• [WHAT YOU SHOULD DO]
Leave out the pictures, and retype only the lines from the beginning of the material through the line that contains "1.1, 1.2, 1.3, 1.4, 1.5, 1.6, 1.7, 1.8, 1.9, 2.0]", including both.

• [DATA PROVIDED]
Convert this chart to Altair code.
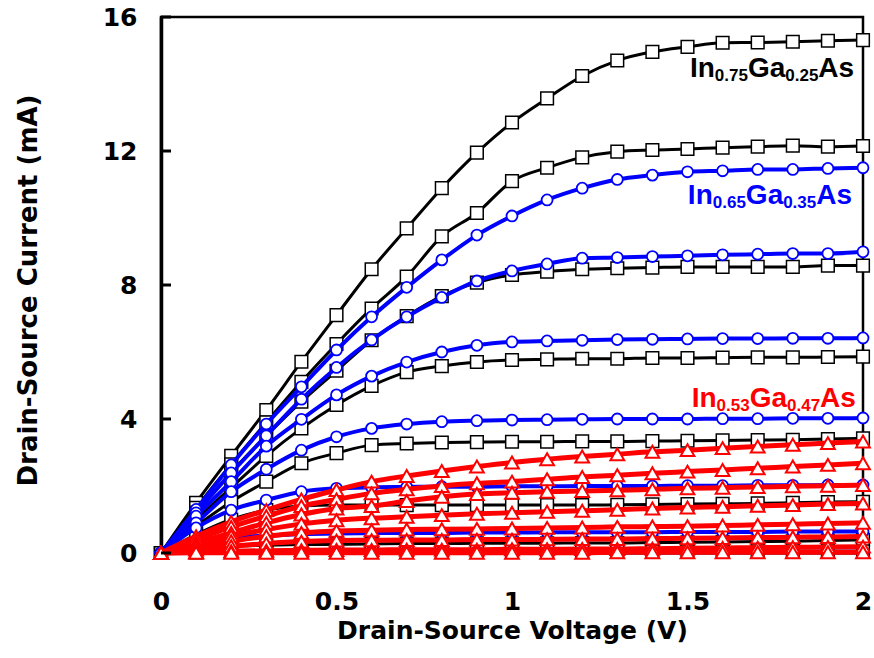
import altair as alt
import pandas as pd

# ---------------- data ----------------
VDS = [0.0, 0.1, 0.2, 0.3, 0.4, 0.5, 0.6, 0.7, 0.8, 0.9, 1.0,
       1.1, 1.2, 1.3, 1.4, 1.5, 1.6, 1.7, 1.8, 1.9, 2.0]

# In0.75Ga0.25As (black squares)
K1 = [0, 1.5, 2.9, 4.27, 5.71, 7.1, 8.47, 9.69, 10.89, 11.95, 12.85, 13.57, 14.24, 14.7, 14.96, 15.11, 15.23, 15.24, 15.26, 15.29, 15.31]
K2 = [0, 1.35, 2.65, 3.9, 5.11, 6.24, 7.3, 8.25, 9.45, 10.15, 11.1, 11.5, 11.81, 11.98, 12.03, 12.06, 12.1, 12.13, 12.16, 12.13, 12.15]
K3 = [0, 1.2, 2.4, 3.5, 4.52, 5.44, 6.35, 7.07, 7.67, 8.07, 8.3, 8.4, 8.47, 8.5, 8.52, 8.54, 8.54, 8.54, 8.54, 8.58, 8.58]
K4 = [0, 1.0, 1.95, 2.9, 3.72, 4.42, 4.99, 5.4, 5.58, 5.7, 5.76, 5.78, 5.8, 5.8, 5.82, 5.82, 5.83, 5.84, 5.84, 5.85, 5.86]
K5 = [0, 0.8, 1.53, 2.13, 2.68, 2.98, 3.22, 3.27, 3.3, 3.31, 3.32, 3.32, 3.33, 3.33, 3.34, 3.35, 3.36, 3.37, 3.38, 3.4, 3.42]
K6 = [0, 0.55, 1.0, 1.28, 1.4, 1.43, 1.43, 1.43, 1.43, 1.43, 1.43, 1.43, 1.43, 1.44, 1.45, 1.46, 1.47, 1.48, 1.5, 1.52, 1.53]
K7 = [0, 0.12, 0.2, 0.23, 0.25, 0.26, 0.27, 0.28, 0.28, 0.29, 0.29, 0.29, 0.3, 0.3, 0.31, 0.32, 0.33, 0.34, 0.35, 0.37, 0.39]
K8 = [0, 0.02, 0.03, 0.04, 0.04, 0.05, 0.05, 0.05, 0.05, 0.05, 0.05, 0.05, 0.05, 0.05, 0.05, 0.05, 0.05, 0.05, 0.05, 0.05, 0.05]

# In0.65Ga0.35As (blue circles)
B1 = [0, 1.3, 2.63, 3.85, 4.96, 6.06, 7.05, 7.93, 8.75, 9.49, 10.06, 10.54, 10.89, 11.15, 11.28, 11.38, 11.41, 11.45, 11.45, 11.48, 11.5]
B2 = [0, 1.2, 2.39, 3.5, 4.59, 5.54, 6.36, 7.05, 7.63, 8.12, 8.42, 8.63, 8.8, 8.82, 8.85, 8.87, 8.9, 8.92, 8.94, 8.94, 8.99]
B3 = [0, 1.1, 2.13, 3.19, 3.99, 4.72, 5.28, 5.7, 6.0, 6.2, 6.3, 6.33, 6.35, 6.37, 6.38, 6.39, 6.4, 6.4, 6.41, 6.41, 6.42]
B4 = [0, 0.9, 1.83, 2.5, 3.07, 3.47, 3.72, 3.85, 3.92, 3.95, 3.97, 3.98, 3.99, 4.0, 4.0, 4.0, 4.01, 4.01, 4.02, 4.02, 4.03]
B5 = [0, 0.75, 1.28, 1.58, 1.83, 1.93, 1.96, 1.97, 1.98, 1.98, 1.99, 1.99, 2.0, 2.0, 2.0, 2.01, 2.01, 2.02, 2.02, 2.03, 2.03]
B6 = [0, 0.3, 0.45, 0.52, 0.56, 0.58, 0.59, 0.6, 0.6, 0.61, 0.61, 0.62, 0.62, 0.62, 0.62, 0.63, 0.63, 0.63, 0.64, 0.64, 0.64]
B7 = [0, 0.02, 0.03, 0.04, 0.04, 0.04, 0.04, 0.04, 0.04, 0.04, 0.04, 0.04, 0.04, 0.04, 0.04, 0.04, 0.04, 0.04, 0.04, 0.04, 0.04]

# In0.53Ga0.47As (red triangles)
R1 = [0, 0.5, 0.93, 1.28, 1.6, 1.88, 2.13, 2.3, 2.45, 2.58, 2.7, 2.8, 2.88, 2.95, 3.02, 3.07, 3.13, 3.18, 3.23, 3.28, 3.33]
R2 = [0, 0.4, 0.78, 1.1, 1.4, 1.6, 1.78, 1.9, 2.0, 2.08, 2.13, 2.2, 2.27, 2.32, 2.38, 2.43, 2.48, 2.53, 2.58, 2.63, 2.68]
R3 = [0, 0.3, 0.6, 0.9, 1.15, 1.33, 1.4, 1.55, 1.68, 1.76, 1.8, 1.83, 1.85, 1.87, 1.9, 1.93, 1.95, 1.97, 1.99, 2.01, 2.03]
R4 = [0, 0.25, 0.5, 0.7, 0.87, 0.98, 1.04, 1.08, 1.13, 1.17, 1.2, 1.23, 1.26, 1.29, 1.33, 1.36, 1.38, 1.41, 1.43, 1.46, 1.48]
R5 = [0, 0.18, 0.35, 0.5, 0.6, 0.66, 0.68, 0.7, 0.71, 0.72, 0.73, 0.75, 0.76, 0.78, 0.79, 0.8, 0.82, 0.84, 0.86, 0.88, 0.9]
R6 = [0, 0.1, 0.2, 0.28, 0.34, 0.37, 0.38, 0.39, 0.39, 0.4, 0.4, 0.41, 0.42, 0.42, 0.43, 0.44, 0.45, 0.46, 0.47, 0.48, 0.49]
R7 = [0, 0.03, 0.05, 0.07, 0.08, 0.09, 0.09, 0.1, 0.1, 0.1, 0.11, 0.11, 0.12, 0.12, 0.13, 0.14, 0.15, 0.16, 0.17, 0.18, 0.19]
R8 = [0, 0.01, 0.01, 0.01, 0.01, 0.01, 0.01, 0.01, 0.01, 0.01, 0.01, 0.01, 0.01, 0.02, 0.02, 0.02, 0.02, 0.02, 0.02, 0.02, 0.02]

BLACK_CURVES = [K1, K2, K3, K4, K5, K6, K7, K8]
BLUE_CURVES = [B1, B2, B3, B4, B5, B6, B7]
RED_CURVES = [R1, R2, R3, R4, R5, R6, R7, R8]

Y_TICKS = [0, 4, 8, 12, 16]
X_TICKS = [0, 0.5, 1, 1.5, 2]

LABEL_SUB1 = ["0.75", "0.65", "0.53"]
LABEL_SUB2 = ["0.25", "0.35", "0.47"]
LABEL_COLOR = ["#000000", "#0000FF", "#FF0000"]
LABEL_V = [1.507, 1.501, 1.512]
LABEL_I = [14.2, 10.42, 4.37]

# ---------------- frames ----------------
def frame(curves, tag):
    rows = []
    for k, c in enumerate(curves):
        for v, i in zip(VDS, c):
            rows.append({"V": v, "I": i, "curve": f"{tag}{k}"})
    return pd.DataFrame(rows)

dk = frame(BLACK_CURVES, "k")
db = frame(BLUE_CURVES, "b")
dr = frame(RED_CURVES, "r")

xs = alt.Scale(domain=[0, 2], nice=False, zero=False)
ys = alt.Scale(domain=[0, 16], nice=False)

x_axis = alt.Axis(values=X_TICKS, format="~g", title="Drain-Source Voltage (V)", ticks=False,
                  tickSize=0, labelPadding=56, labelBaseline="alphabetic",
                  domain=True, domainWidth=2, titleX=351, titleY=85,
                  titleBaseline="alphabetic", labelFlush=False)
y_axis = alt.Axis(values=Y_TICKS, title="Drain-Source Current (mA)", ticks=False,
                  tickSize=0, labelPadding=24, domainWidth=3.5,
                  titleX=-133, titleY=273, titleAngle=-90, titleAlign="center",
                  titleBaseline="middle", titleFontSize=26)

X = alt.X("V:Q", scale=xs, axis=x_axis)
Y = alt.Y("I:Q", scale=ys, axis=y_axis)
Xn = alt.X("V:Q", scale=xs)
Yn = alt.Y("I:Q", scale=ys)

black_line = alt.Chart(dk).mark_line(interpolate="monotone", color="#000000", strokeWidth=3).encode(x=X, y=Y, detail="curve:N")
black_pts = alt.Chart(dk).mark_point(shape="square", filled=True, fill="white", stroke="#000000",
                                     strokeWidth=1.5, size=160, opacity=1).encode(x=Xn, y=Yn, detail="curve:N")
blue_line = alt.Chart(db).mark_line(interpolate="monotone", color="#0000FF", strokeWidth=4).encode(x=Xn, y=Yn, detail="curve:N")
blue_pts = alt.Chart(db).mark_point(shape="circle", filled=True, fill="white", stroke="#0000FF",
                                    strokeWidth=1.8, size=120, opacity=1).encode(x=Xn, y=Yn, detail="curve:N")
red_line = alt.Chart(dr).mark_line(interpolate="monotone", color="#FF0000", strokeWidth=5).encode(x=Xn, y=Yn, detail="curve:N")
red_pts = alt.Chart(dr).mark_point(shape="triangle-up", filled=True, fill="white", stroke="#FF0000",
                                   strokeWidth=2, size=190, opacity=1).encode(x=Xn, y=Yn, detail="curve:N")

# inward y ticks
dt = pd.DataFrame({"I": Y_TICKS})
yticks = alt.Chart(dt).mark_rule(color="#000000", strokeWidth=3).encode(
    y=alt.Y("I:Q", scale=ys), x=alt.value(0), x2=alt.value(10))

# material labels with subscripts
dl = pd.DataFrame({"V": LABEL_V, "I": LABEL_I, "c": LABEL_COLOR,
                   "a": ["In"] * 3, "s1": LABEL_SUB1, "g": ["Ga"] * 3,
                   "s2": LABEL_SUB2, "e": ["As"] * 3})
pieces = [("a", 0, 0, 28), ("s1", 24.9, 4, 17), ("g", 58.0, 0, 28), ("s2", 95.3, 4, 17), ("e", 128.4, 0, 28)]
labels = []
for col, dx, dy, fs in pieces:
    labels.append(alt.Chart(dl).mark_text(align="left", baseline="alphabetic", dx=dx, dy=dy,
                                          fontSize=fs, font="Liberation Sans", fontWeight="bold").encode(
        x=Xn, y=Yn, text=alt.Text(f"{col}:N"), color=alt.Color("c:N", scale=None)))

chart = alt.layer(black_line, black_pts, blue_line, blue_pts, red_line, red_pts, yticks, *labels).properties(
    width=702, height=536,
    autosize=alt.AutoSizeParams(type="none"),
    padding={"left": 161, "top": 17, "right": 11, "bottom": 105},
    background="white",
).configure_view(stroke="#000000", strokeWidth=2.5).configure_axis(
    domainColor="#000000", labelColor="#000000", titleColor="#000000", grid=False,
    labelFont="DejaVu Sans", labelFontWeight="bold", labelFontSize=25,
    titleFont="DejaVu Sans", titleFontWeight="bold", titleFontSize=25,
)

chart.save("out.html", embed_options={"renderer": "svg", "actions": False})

• [FINISHED TASK]
Convert this chart to Altair code.
import altair as alt
import pandas as pd

# ---------------- data ----------------
VDS = [0.0, 0.1, 0.2, 0.3, 0.4, 0.5, 0.6, 0.7, 0.8, 0.9, 1.0,
       1.1, 1.2, 1.3, 1.4, 1.5, 1.6, 1.7, 1.8, 1.9, 2.0]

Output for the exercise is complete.